My first pass worked fine with the alternate data supplied, but not when I switched the two entries in the outer array. I fixed that, and also made sure that an empty value is kept if it's not overridden with actual data (that's the z
property in my test object.)
I believe this snippet solves the original problem and the new one:
// Utility functions
const isInt = Number.isInteger
const path = (ps = [], obj = {}) =>
ps .reduce ((o, p) => (o || {}) [p], obj)
const assoc = (prop, val, obj) =>
isInt (prop) && Array .isArray (obj)
? [... obj .slice (0, prop), val, ...obj .slice (prop + 1)]
: {...obj, [prop]: val}
const assocPath = ([p = undefined, ...ps], val, obj) =>
p == undefined
? obj
: ps.length == 0
? assoc(p, val, obj)
: assoc(p, assocPath(ps, val, obj[p] || (obj[p] = isInt(ps[0]) ? [] : {})), obj)
const isEmpty = (x) =>
x == null || (typeof x == 'object' && Object.keys(x).length == 0)

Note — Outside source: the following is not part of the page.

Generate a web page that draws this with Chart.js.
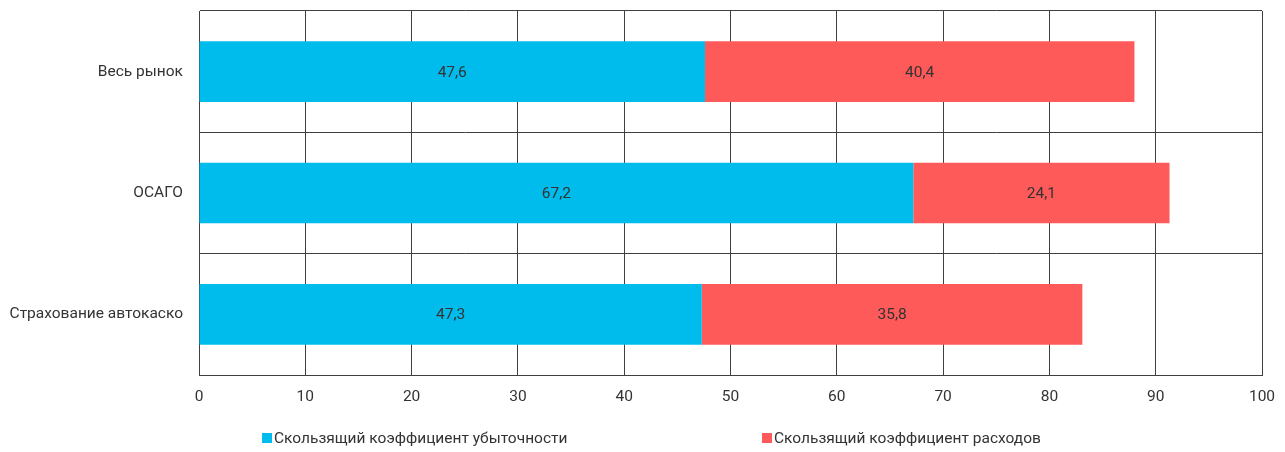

function * getPaths(o, p = []) {
if (Object(o) !== o || Object .keys (o) .length == 0) yield p
if (Object(o) === o)
for (let k of Object .keys (o))
yield * getPaths (o[k], [...p, isInt (Number (k)) ? Number (k) : k])
}
// Helper functions
const canonicalPath = (path) =>
path.map (n => isInt (Number (n)) ? 0 : n)
const splitPaths = (xs) =>
Object .values ( xs.reduce (
(a, p, _, __, cp = canonicalPath (p), key = cp .join ('\u0000')) =>
({...a, [key]: a [key] || {canonical: cp, path: p} })
, {}
))
// Main function
const canonicalRep = (data) => splitPaths ([...getPaths (data)])
.reduce (
(a, {path: p, canonical}, _, __, val = path(p, data)) =>
isEmpty(val) && !isEmpty(path(canonical, a))
? a
: assocPath(canonical, val, a),
Array.isArray(data) ? [] : {}
)
// Test data
const data1 = [{"dog": "lmn", "tiger": [{"bengoltiger": {"height": {"x": 4}}, "indiantiger": {"foor": "b", "paw": "a"}}, {"bengoltiger": {"width": {"a": 8}}, "indiantiger": {"b": 3}}]}, {"dog": "pqr", "lion": 90, "tiger": [{"bengoltiger": {"width": {"m": 3}}, "indiantiger": {"foor": "b", "paw": "a"}}, {"bengoltiger": {"height": {"n": 8}}, "indiantiger": {"b": 3}}]}]
const data2 = [{"d": "Foreign Trade: Export/Import: Header Data", "a": "false", "f": [{"g": "TRANSPORT_MODE", "i": "2"}, {"k": "System.String", "h": "6"}], "l": "true"}, {"a": "false", "f": [], "l": "false", "z": []}]
const data3 = [data2[1], data2[0]]
// Demo
console .log (canonicalRep (data1))
console .log (canonicalRep (data2))
console .log (canonicalRep (data3))
.as-console-wrapper {max-height: 100% !important; top: 0}
Why not change assoc
?
This update grew out of discussion after I rejected an edit attempt to do the same sort of empty-checking inside assoc
. I rejected that as too far removed from the original attempt. When I learned what it was supposed to do, I knew that what had to be changed was canonicalRep
or one of its immediate helper functions.
The rationale is simple. assoc
is a general-purpose utility function designed to do a shallow clone of an object, changing the named property to the new value. This should not have complex logic regarding whether the value is empty. It should remain simple.
By introducing the isEmpty
helper function, we can do all this with only a minor tweak to canonicalRep
.
1That failure mode could happen if you had certain nodes containing that separator, \u0000
. For instance, if you had paths [...nodes, "abc\u0000", "def", ...nodes]
and [...nodes, "abc", "\u0000def", ...nodes]
, they would both map to "...abc\u0000\u0000def..."
. If this is a real concern, we could certainly use other forms of deduplication.